Dataset content:
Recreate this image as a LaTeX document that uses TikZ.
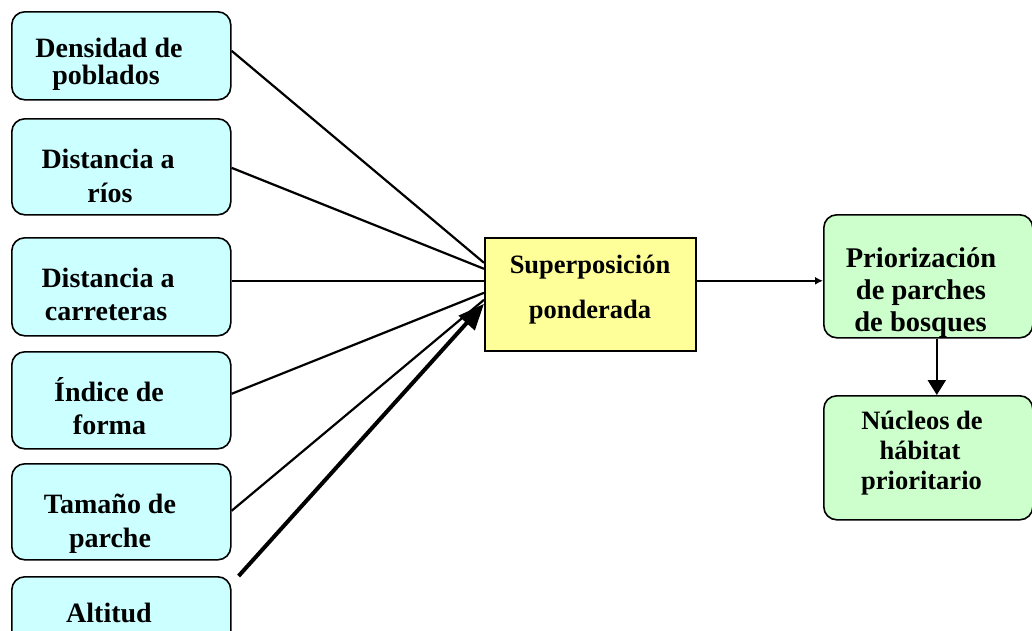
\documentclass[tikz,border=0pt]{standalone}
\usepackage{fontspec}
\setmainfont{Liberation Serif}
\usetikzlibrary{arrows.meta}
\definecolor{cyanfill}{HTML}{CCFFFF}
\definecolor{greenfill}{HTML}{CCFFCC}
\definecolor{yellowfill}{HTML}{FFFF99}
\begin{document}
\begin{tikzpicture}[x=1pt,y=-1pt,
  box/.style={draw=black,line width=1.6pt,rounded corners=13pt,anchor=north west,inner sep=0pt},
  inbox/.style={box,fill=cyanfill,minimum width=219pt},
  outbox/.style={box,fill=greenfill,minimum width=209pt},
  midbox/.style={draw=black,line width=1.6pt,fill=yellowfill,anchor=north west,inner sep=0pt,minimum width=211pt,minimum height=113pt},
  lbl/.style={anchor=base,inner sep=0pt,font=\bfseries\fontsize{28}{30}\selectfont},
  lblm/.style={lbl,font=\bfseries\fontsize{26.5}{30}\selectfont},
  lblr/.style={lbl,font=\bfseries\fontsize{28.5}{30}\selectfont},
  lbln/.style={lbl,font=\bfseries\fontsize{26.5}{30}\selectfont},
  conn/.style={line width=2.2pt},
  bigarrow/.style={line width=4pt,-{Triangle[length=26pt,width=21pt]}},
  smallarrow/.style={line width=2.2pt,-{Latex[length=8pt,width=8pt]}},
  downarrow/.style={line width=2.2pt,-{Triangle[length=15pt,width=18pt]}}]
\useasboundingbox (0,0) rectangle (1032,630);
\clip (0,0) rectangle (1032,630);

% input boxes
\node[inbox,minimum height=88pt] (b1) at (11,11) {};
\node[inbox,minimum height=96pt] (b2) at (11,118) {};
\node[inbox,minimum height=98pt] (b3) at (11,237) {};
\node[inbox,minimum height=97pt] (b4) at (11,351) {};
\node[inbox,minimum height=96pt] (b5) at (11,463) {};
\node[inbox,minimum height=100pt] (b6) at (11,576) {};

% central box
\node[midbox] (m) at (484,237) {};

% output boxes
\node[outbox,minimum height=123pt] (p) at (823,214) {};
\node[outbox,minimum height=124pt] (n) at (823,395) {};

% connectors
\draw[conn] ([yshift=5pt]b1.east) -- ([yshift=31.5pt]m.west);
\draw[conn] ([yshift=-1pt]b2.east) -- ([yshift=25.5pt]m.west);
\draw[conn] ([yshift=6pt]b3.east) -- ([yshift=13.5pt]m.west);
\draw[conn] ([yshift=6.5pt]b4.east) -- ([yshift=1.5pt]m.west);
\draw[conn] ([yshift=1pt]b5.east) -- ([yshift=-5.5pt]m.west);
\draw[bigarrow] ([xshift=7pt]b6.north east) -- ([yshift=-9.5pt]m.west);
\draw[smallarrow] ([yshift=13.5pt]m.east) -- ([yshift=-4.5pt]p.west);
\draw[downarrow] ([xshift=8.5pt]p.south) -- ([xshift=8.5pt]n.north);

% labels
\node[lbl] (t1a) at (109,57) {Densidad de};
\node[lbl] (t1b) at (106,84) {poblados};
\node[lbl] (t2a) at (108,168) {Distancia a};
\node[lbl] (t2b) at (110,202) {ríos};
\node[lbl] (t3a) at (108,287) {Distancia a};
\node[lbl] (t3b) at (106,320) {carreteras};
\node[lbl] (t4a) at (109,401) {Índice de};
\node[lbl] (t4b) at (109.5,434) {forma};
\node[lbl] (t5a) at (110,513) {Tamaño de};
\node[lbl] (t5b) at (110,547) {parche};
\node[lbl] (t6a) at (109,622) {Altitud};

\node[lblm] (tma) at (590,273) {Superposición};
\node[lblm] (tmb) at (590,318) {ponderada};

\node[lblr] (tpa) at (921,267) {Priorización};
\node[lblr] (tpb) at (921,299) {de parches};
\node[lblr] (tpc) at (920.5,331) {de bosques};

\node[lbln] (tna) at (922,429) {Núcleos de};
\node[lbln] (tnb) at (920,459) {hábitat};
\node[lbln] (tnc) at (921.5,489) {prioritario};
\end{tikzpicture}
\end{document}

Exercise requirements:
Return the listing above in full and without alteration, excluding its pictures.

Result:
Recreate this image as a LaTeX document that uses TikZ.
\documentclass[tikz,border=0pt]{standalone}
\usepackage{fontspec}
\setmainfont{Liberation Serif}
\usetikzlibrary{arrows.meta}
\definecolor{cyanfill}{HTML}{CCFFFF}
\definecolor{greenfill}{HTML}{CCFFCC}
\definecolor{yellowfill}{HTML}{FFFF99}
\begin{document}
\begin{tikzpicture}[x=1pt,y=-1pt,
  box/.style={draw=black,line width=1.6pt,rounded corners=13pt,anchor=north west,inner sep=0pt},
  inbox/.style={box,fill=cyanfill,minimum width=219pt},
  outbox/.style={box,fill=greenfill,minimum width=209pt},
  midbox/.style={draw=black,line width=1.6pt,fill=yellowfill,anchor=north west,inner sep=0pt,minimum width=211pt,minimum height=113pt},
  lbl/.style={anchor=base,inner sep=0pt,font=\bfseries\fontsize{28}{30}\selectfont},
  lblm/.style={lbl,font=\bfseries\fontsize{26.5}{30}\selectfont},
  lblr/.style={lbl,font=\bfseries\fontsize{28.5}{30}\selectfont},
  lbln/.style={lbl,font=\bfseries\fontsize{26.5}{30}\selectfont},
  conn/.style={line width=2.2pt},
  bigarrow/.style={line width=4pt,-{Triangle[length=26pt,width=21pt]}},
  smallarrow/.style={line width=2.2pt,-{Latex[length=8pt,width=8pt]}},
  downarrow/.style={line width=2.2pt,-{Triangle[length=15pt,width=18pt]}}]
\useasboundingbox (0,0) rectangle (1032,630);
\clip (0,0) rectangle (1032,630);

% input boxes
\node[inbox,minimum height=88pt] (b1) at (11,11) {};
\node[inbox,minimum height=96pt] (b2) at (11,118) {};
\node[inbox,minimum height=98pt] (b3) at (11,237) {};
\node[inbox,minimum height=97pt] (b4) at (11,351) {};
\node[inbox,minimum height=96pt] (b5) at (11,463) {};
\node[inbox,minimum height=100pt] (b6) at (11,576) {};

% central box
\node[midbox] (m) at (484,237) {};

% output boxes
\node[outbox,minimum height=123pt] (p) at (823,214) {};
\node[outbox,minimum height=124pt] (n) at (823,395) {};

% connectors
\draw[conn] ([yshift=5pt]b1.east) -- ([yshift=31.5pt]m.west);
\draw[conn] ([yshift=-1pt]b2.east) -- ([yshift=25.5pt]m.west);
\draw[conn] ([yshift=6pt]b3.east) -- ([yshift=13.5pt]m.west);
\draw[conn] ([yshift=6.5pt]b4.east) -- ([yshift=1.5pt]m.west);
\draw[conn] ([yshift=1pt]b5.east) -- ([yshift=-5.5pt]m.west);
\draw[bigarrow] ([xshift=7pt]b6.north east) -- ([yshift=-9.5pt]m.west);
\draw[smallarrow] ([yshift=13.5pt]m.east) -- ([yshift=-4.5pt]p.west);
\draw[downarrow] ([xshift=8.5pt]p.south) -- ([xshift=8.5pt]n.north);

% labels
\node[lbl] (t1a) at (109,57) {Densidad de};
\node[lbl] (t1b) at (106,84) {poblados};
\node[lbl] (t2a) at (108,168) {Distancia a};
\node[lbl] (t2b) at (110,202) {ríos};
\node[lbl] (t3a) at (108,287) {Distancia a};
\node[lbl] (t3b) at (106,320) {carreteras};
\node[lbl] (t4a) at (109,401) {Índice de};
\node[lbl] (t4b) at (109.5,434) {forma};
\node[lbl] (t5a) at (110,513) {Tamaño de};
\node[lbl] (t5b) at (110,547) {parche};
\node[lbl] (t6a) at (109,622) {Altitud};

\node[lblm] (tma) at (590,273) {Superposición};
\node[lblm] (tmb) at (590,318) {ponderada};

\node[lblr] (tpa) at (921,267) {Priorización};
\node[lblr] (tpb) at (921,299) {de parches};
\node[lblr] (tpc) at (920.5,331) {de bosques};

\node[lbln] (tna) at (922,429) {Núcleos de};
\node[lbln] (tnb) at (920,459) {hábitat};
\node[lbln] (tnc) at (921.5,489) {prioritario};
\end{tikzpicture}
\end{document}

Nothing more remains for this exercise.